- Born: Israel
- Education: Hebrew Reali School; Boston University (EdD, 1981);
- Organization: University of Haifa
- Known for: Moral psychology, Holocaust research
- Notable work: Escaping Auschwitz: A Culture of Forgetting (2004)
- Awards: Erikson Award, 1990
- Website: "Prof. Ruth Linn". University of Haifa.

= Ruth Linn =

Israeli professor

Ruth Linn (רות לין) is a professor in the Department of Counseling and Human Development at the University of Haifa. Specializing in moral psychology, she has focused on moral disobedience, including resistance to authority.

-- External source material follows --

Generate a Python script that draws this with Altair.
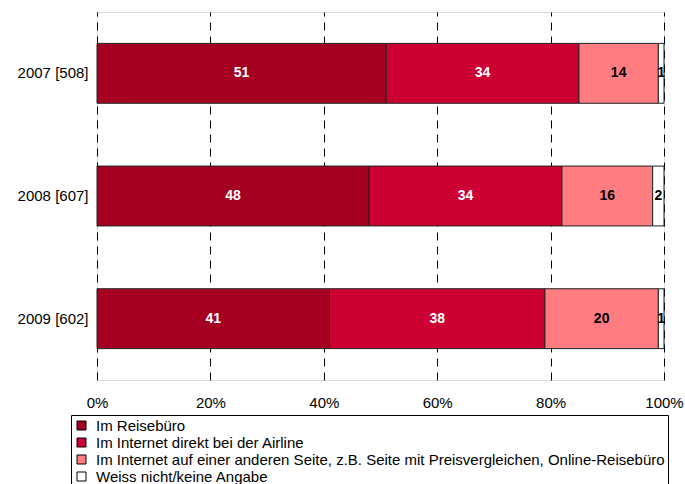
import altair as alt
import pandas as pd

years = ["2007 [508]", "2008 [607]", "2009 [602]"]
categories = [
    "Im Reisebüro",
    "Im Internet direkt bei der Airline",
    "Im Internet auf einer anderen Seite, z.B. Seite mit Preisvergleichen, Online-Reisebüro",
    "Weiss nicht/keine Angabe",
]
colors = ["#A50021", "#CC0033", "#FF7C80", "#FFFFFF"]
text_colors = ["white", "white", "black", "black"]
values = {
    "Im Reisebüro": [51, 48, 41],
    "Im Internet direkt bei der Airline": [34, 34, 38],
    "Im Internet auf einer anderen Seite, z.B. Seite mit Preisvergleichen, Online-Reisebüro": [14, 16, 20],
    "Weiss nicht/keine Angabe": [1, 2, 1],
}

rows = []
for ci, c in enumerate(categories):
    for yi, y in enumerate(years):
        rows.append({"year": y, "cat": c, "value": values[c][yi], "order": ci,
                     "tcolor": text_colors[ci]})
df = pd.DataFrame(rows)

FONT = "Liberation Sans"

base = alt.Chart(df).transform_stack(
    stack="value", groupby=["year"], as_=["v0", "v1"],
    sort=[alt.SortField("order", order="ascending")]
).transform_calculate(mid="(datum.v0 + datum.v1) / 2")

yenc = alt.Y("year:N", sort=years, title=None,
             scale=alt.Scale(paddingInner=0.512, paddingOuter=0.256),
             axis=alt.Axis(ticks=False, domain=False, labelFont=FONT, labelFontSize=15,
                           labelColor="black", labelPadding=9))

bars = base.mark_bar(stroke="#222222", strokeWidth=1).encode(
    x=alt.X("v0:Q", title=None, scale=alt.Scale(domain=[0, 100], nice=False),
            axis=alt.Axis(values=[0, 20, 40, 60, 80, 100], labelExpr="datum.value + '%'",
                          ticks=False, domain=False, grid=True, gridColor="black",
                          gridDash=[8, 6], gridWidth=1, labelFont=FONT, labelFontSize=15,
                          labelColor="black", labelPadding=15, labelFlush=False)),
    x2="v1:Q",
    y=yenc,
    color=alt.Color("cat:N", sort=categories,
                    scale=alt.Scale(domain=categories, range=colors),
                    legend=alt.Legend(title=None, orient="none", legendX=-26, legendY=403,
                                      symbolType="square", symbolSize=81,
                                      symbolStrokeColor="black", symbolStrokeWidth=1,
                                      labelFont=FONT, labelFontSize=15, labelColor="black",
                                      labelLimit=1000, rowPadding=1, labelOffset=7,
                                      strokeColor="black", padding=3, cornerRadius=0)),
    order=alt.Order("order:Q"),
)

texts = base.mark_text(font=FONT, fontSize=14, fontWeight="bold").encode(
    x=alt.X("mid:Q"),
    y=alt.Y("year:N", sort=years),
    text=alt.Text("value:Q"),
    color=alt.Color("tcolor:N", scale=None),
)

chart = alt.layer(bars, texts).properties(
    width=567, height=368,
    autosize=alt.AutoSizeParams(type="none"),
    padding={"left": 97, "top": 12, "right": 21, "bottom": 104},
).configure_view(stroke="black", strokeWidth=1).configure(background="white")

chart.save("out.html", embed_options={"renderer": "svg", "actions": False})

Linn is the author of five books, including Not Shooting and Not Crying: Psychological Inquiry into Moral Disobedience (1989); Conscience at War: the Israeli Soldier as a Moral Critic (1996); and Escaping Auschwitz: A Culture of Forgetting (2004).

==Education==
Born in Israel, Linn attended the Hebrew Reali School in Haifa, after which she was conscripted, in 1968 aged 18, into the Israel Defence Forces. She obtained her doctorate in education (EdD) from Boston University in 1981.

==Career==
===Positions held===
Linn taught in the Faculty of Education at the University of Haifa from 1982, and from 2001 to 2006 served as its dean. She has held visiting scholarships at Harvard University, the University of Maryland, the University of British Columbia, and the National Institute of Mental Health.

===Auschwitz research===
In 1998, Linn arranged for the University of Haifa to award an honorary doctorate to Rudolf Vrba, who escaped from the Auschwitz concentration camp in April 1944, in recognition of his escape and his contribution to Holocaust education. She also arranged for the University of Haifa Press to publish Vrba's memoirs and the Vrba–Wetzler report in Hebrew. Linn subsequently wrote Escaping Auschwitz (2004), a book about Vrba.

===Awards===
Linn was awarded the Erikson Award by the International Society of Political Psychology in 1990 for her work on Israeli soldiers and conscientious objection.

==Personal life==
Linn is married with three children.

==Selected works==

- (1989). "Not Shooting and Not Crying: Psychological Inquiry into Moral Disobedience" (1989)
- (1996). "Conscience at War: the Israeli Soldier as a Moral Critic" (1996)
- (2002). "Mature Unwed Mothers: Narratives of Moral Resistance" (2002)
- (2004). "Escaping Auschwitz: A Culture of Forgetting" (2004)
- (2004). "Voice, silence and memory after Auschwitz". In Lentin, R. (ed.). Representing the Shoah for the 21st Century. Oxford and New York: Berghahn Books. ISBN 978-1571818027
- (2008). "Between the 'Known' and the 'Could be Known': The case of the escape from Auschwitz". In Christina Guenther and Beth Griech-Polelle (eds.). Trajectories of Memory: Intergenerational Representations of the Holocaust in History and the Arts. Newcastle: Cambridge Scholars Publishing. 15–40. ISBN 978-1847186461
- (2011). "Rudolf Vrba and the Auschwitz reports: Conflicting historical interpretations". In Randolph L. Braham and W. J. vanden Heuvel (eds.). The Auschwitz Reports and the Holocaust in Hungary. New York: Columbia University Press, 153–210. ISBN 978-0880336888
- (2016) with Esther Dror. איך קרה ששרדת. (How Did You Survive). Tel Aviv: Hakibbutz Hameuchad Publications (Hebrew).